The rugged and desolate Skeleton Coast is an area of remarkable contrasts, where the Namib Desert meets the Atlantic. Named for the rusting skeletons of numerous ships that were wrecked here, Portuguese sailors also referred to this fierce wilderness as “the gates of hell”. Hardly an enticing nickname, but this extraordinary and unusual destination remains one of the main attractions on any trip to Namibia.
The vast sands of the Skeleton Coast Park cover an area of around 16 000 square kilometres. This remote area is often covered in a blanket of coastal fog and suffers from cold sea breezes: a harsh climate that has lead to a unique ecosystem. The magnificent landscape of the Skeleton Coast ranges from towering sand dunes to deep canyons and mountain ranges, whose slopes are covered by a variety of plants that have adapted to this environment, such as the unusual elephant foot plant.

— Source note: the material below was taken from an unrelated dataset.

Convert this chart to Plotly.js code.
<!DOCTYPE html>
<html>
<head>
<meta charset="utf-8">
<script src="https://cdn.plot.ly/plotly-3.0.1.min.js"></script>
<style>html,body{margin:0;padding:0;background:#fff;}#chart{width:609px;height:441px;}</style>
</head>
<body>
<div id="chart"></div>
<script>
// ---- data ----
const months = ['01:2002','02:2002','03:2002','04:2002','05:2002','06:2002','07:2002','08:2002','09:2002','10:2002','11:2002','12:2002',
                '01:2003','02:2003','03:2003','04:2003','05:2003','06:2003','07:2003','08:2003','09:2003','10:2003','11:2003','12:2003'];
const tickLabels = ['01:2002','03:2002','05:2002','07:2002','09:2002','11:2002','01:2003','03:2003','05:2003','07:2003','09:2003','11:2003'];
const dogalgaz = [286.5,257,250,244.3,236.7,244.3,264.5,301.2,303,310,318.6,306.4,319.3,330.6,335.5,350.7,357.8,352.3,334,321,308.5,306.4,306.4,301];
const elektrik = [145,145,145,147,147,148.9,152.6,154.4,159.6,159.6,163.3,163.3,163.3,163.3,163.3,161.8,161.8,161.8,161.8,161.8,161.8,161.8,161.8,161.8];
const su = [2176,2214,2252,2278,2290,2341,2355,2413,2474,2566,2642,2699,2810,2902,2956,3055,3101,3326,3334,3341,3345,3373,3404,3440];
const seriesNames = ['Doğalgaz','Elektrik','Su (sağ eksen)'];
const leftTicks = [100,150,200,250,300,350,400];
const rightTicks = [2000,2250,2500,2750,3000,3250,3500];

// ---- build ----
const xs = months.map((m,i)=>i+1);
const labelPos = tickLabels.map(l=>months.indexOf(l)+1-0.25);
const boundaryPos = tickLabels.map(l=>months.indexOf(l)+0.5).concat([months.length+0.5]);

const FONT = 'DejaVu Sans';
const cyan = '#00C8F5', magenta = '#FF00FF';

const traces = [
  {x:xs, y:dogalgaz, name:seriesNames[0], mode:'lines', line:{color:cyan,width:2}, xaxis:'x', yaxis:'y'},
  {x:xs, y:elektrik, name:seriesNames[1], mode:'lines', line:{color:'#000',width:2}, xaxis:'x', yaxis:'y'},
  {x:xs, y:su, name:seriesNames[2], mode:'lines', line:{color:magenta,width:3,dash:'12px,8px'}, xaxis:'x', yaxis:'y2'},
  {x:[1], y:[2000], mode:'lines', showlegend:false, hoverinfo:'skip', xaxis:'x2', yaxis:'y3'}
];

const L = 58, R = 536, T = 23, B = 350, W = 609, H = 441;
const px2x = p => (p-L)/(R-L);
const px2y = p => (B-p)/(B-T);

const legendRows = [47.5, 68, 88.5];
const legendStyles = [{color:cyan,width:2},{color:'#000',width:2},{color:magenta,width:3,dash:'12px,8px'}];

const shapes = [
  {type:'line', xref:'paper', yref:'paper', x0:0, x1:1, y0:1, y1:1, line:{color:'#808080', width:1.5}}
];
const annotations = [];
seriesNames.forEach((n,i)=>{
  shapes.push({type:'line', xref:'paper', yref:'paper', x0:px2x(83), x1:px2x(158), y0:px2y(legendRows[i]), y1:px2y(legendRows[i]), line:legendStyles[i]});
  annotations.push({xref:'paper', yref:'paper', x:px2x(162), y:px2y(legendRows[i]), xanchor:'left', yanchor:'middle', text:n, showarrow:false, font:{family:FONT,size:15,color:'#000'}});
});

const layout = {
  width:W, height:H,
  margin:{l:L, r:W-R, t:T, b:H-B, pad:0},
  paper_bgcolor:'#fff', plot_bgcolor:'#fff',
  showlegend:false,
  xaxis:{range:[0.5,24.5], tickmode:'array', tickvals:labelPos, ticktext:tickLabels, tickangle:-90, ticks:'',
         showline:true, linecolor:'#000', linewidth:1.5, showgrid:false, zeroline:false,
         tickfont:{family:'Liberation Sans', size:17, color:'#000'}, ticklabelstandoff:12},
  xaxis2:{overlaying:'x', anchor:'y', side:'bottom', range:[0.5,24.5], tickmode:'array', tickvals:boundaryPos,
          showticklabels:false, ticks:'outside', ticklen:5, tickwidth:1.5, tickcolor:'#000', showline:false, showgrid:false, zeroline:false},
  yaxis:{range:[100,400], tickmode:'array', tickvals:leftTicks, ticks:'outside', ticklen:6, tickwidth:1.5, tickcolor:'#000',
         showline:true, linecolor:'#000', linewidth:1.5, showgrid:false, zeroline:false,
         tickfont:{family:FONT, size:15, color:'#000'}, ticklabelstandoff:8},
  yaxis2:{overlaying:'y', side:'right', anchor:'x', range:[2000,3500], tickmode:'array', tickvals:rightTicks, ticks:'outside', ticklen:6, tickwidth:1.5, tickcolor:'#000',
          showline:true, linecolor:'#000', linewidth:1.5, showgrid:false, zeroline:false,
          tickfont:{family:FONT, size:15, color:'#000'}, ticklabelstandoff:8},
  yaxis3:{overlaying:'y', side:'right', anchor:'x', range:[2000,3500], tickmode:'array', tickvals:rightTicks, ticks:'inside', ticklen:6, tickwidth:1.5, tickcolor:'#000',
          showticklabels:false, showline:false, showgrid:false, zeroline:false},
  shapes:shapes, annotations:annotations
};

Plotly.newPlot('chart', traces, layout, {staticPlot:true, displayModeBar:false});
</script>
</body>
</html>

An abundance of wildlife can be found thriving in these harsh conditions, leading to a spectacular African safari experience. Animals found in the Park include gemsbok, springbok, ostrich, jackal, hyena, giraffe, lions and desert elephants. There are also huge seal colonies along the coast such as the one at Cape Frio and the sight of thousands of these creatures blanketing the vast beaches is truly awe-inspiring. Birdlife in the park is similarly incredible with huge flocks of sandpipers and other long beaked fishers to be seen, as well as short beaked waders, cormorants and Cape Gannets.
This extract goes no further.